Text Extraction
Work Product Summary
The aim of this project is to extend Omega's functionality to extract text and metadata from various file formats for indexing. Various formats that were supported using external filters have also been replaced with shared libraries.
Pull requests and Commits
The main pull requests of this project are:
- Add mime-type to handlers
- Add support for ODF formats- Libarchive
- Add support for OOXML formats- Libarchive
- Add support for Abiword documents- Libabw
- Add support for CorelDRAW files- Libcdr
Link to all merged commits
Details about these can be found in the Project Plan page under Merged Libraries and work section.
Work in Progress
Currently, I am working on adding support for legacy Mac documents using Libmwaw.
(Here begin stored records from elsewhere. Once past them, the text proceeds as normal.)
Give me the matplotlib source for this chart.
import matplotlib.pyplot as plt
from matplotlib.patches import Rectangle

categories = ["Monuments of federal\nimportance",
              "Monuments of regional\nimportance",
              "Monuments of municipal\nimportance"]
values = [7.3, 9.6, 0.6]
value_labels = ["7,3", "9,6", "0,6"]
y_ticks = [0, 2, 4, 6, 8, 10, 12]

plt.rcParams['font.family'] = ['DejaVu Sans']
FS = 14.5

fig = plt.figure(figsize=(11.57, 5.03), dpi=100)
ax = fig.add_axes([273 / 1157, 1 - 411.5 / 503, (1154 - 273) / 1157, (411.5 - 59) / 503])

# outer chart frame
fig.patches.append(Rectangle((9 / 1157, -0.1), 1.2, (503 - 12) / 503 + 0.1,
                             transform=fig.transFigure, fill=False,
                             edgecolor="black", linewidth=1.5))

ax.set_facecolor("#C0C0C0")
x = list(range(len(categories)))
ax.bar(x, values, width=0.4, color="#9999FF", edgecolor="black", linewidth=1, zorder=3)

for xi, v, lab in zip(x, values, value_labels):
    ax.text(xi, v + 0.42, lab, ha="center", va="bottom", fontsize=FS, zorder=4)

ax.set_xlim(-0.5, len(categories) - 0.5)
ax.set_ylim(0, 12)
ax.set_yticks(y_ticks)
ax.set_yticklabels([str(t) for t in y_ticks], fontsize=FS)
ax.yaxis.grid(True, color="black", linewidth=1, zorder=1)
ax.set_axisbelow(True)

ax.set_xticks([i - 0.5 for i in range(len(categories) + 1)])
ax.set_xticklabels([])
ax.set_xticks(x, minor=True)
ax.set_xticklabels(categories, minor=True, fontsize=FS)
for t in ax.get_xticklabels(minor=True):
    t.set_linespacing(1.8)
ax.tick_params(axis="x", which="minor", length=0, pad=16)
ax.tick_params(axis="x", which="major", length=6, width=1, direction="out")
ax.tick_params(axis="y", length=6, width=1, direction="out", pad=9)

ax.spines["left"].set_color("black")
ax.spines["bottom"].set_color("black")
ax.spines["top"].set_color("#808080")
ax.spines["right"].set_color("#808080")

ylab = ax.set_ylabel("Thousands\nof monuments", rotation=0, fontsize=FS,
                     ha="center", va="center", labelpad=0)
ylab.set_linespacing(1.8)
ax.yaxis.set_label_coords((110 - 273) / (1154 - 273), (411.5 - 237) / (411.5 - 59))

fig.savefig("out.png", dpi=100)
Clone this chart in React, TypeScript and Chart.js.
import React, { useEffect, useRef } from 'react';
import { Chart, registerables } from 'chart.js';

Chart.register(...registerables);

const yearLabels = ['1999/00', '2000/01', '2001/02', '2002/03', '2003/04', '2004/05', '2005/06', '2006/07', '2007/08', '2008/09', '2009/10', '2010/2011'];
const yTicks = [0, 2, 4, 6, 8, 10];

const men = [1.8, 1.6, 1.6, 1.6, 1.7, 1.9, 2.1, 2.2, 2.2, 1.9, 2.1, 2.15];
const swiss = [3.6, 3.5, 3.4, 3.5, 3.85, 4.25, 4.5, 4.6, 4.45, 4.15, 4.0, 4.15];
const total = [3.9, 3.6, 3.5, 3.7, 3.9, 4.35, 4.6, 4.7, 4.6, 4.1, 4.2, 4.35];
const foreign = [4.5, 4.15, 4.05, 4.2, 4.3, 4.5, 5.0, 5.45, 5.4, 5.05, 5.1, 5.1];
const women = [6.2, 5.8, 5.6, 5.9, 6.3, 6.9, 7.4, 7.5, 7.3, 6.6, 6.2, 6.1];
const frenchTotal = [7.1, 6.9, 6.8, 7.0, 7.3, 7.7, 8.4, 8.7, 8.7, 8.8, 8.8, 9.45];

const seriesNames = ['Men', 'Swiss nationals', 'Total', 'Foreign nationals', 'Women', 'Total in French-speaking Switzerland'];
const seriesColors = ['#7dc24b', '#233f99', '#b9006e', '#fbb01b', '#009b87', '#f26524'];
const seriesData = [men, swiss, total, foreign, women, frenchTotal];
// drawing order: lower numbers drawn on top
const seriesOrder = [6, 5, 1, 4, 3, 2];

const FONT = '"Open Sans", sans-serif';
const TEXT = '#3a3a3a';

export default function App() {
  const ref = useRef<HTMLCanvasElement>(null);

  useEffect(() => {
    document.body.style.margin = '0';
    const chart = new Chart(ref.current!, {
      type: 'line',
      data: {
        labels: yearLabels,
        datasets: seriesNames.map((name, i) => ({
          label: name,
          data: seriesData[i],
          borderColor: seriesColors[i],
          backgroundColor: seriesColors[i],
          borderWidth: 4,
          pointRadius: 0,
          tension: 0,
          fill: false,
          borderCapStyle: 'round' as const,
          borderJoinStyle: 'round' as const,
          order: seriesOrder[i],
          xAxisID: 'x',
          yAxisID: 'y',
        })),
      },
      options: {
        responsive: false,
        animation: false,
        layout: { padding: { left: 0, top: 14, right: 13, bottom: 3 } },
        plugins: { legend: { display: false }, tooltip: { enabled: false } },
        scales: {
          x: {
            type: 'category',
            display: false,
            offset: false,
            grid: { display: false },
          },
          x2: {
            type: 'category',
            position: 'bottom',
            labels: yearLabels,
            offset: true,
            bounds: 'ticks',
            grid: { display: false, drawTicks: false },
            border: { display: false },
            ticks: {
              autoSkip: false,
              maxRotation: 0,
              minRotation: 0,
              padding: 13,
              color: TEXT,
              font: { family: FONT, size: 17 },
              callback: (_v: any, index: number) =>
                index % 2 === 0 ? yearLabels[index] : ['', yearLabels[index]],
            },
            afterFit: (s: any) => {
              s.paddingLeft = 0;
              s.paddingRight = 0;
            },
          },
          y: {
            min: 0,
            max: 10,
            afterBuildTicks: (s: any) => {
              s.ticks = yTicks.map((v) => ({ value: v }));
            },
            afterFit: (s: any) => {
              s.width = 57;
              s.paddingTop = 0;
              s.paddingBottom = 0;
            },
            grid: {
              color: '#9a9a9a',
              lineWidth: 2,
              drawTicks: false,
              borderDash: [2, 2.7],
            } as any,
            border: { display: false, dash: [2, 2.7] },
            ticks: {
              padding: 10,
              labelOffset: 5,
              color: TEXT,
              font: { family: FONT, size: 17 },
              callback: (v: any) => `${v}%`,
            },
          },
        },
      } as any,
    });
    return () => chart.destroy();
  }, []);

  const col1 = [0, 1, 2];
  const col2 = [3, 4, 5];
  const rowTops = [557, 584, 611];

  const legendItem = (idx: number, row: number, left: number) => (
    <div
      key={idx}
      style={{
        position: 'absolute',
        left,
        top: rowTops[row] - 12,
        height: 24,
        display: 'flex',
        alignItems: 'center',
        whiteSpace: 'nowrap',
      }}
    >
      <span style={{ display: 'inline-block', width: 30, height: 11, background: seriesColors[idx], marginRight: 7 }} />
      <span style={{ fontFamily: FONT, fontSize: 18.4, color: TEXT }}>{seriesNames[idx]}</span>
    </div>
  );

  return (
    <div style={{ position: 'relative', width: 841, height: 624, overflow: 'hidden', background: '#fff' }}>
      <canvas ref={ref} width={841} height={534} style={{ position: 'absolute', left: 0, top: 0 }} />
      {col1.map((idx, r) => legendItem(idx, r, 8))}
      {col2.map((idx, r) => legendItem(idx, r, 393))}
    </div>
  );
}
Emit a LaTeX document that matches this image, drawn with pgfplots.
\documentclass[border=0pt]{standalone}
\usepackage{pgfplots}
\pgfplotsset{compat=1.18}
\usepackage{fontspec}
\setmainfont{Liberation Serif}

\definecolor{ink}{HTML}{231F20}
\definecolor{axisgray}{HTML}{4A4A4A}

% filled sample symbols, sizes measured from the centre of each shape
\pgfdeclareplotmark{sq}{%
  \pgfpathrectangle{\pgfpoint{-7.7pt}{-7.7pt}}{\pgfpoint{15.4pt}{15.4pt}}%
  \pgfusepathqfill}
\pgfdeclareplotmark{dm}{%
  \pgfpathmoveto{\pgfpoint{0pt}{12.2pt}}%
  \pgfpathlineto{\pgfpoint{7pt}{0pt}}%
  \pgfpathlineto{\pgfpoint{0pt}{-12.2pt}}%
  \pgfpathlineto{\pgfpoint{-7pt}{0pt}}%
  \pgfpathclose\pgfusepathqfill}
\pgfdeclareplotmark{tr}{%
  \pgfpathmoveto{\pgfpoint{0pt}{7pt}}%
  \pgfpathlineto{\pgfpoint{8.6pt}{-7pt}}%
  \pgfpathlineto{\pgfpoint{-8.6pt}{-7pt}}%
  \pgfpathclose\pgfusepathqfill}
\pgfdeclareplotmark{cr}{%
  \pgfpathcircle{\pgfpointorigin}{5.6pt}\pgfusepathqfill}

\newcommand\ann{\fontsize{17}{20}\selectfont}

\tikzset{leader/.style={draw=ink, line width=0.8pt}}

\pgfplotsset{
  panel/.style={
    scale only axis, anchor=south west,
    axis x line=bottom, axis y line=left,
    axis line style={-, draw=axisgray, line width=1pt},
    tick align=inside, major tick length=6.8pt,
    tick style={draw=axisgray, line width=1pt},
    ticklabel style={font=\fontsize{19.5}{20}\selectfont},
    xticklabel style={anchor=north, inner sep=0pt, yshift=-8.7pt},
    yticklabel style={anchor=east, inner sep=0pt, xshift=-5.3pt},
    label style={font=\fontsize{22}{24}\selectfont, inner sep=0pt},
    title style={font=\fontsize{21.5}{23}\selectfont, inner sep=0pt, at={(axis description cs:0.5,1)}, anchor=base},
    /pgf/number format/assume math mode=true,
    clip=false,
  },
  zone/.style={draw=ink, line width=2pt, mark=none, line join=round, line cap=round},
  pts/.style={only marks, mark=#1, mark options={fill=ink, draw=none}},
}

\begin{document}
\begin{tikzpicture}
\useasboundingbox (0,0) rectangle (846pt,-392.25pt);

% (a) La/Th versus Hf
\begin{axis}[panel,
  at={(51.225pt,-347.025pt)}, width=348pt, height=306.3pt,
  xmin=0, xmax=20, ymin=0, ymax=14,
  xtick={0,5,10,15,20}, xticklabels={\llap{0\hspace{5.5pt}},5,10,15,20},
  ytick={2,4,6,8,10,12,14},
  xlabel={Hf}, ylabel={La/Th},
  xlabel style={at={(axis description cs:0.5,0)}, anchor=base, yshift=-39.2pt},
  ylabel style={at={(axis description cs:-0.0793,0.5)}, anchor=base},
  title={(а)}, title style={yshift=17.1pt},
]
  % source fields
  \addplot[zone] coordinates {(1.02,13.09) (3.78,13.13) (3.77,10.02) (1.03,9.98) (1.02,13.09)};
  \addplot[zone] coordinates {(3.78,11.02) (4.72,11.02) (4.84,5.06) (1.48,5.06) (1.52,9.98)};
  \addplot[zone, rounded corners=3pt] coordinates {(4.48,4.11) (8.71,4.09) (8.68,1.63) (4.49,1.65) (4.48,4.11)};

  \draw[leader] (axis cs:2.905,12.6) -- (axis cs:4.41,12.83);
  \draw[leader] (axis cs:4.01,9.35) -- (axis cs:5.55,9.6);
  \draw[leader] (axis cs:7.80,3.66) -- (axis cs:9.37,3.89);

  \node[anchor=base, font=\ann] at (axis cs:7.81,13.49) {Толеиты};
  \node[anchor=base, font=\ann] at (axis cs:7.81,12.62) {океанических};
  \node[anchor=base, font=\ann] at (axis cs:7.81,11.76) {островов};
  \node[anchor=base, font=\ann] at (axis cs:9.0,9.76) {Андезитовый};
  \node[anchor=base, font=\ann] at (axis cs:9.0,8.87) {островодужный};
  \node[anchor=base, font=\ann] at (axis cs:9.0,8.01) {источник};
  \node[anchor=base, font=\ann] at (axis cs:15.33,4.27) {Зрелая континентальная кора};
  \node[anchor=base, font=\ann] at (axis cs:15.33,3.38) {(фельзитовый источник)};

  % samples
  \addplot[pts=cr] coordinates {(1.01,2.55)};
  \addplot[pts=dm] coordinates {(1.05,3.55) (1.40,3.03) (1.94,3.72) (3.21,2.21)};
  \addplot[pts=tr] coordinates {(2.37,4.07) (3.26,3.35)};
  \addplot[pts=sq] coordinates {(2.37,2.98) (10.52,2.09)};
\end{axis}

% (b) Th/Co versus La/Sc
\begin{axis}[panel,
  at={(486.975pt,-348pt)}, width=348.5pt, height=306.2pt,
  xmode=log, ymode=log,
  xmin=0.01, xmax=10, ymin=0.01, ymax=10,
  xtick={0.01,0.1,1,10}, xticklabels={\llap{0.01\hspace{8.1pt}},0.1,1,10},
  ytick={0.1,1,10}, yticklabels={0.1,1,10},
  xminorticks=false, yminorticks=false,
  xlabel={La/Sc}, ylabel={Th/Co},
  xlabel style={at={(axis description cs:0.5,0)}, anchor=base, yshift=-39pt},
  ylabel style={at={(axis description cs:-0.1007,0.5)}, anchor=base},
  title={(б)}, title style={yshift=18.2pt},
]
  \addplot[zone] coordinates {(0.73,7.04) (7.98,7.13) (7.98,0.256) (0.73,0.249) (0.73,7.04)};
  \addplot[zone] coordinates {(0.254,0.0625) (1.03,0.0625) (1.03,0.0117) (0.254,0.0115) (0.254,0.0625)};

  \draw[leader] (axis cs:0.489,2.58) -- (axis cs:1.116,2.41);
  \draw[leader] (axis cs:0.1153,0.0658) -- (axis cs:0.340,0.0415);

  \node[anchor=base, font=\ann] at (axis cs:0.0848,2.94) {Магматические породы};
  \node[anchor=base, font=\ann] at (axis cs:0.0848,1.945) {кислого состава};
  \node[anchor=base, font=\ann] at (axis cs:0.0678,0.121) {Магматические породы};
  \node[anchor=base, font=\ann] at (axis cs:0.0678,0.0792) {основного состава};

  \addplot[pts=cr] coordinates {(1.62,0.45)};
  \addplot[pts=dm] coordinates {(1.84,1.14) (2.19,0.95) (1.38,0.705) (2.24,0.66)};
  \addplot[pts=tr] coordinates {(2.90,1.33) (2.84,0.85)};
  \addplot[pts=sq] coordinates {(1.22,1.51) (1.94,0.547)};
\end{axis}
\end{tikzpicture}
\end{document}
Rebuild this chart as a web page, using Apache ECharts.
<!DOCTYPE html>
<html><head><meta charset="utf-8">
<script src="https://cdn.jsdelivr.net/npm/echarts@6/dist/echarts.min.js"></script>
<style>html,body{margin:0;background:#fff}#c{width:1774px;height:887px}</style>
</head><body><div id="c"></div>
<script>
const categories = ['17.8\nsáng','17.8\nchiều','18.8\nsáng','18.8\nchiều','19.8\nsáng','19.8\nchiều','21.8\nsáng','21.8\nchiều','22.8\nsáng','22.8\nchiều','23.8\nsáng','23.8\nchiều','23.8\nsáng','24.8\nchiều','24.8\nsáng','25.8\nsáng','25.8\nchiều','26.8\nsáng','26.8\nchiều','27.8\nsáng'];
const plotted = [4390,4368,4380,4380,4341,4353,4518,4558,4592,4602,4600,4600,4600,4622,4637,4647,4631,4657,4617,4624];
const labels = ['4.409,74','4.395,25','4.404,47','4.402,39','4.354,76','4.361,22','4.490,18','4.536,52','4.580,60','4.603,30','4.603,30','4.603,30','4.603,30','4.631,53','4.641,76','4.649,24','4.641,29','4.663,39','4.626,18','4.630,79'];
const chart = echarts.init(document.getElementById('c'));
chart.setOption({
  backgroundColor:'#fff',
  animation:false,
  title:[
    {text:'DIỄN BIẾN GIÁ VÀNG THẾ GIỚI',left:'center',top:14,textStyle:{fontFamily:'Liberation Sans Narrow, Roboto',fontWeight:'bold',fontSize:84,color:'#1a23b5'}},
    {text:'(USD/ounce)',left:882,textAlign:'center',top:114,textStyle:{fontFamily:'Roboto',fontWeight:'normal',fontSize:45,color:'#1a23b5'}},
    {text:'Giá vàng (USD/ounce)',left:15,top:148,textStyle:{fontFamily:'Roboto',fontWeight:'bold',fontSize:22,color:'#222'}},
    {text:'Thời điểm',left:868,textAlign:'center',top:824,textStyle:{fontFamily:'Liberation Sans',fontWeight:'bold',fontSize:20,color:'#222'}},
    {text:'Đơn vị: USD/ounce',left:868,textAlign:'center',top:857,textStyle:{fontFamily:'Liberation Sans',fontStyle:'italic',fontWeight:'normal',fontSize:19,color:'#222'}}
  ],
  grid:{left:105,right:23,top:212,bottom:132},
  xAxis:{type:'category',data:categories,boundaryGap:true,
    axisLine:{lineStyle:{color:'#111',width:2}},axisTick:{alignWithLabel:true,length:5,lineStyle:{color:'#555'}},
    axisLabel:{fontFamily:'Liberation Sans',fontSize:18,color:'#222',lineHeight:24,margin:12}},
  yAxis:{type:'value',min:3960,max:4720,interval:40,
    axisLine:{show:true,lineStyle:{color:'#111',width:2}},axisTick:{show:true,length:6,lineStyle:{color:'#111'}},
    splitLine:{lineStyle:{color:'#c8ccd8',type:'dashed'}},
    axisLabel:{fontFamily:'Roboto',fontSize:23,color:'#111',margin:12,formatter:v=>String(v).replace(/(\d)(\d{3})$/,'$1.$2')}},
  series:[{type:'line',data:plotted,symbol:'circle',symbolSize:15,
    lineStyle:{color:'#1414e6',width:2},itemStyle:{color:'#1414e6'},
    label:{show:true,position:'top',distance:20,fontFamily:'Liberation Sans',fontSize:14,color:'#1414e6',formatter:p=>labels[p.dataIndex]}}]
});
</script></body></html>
PRs under review are:
- Add support for legacy Mac documents- Libmwaw
- PR 306
- Adding support for extracting metadata from Audio/Video files - Libextractor
- Changing the implementation of omindexcheck.
Details about these can be found in the Project Plan page under Work under review section.
Future Work
Omega already supports many popular file formats. Support for some obsolete file formats can be added. Refer to Future Work page for details about some of them.
Various file formats have been supported using external filters. Adding support for these using shared libraries will make it more efficient and also allow us to extract meta-data in some cases. There is documentation on how to do it.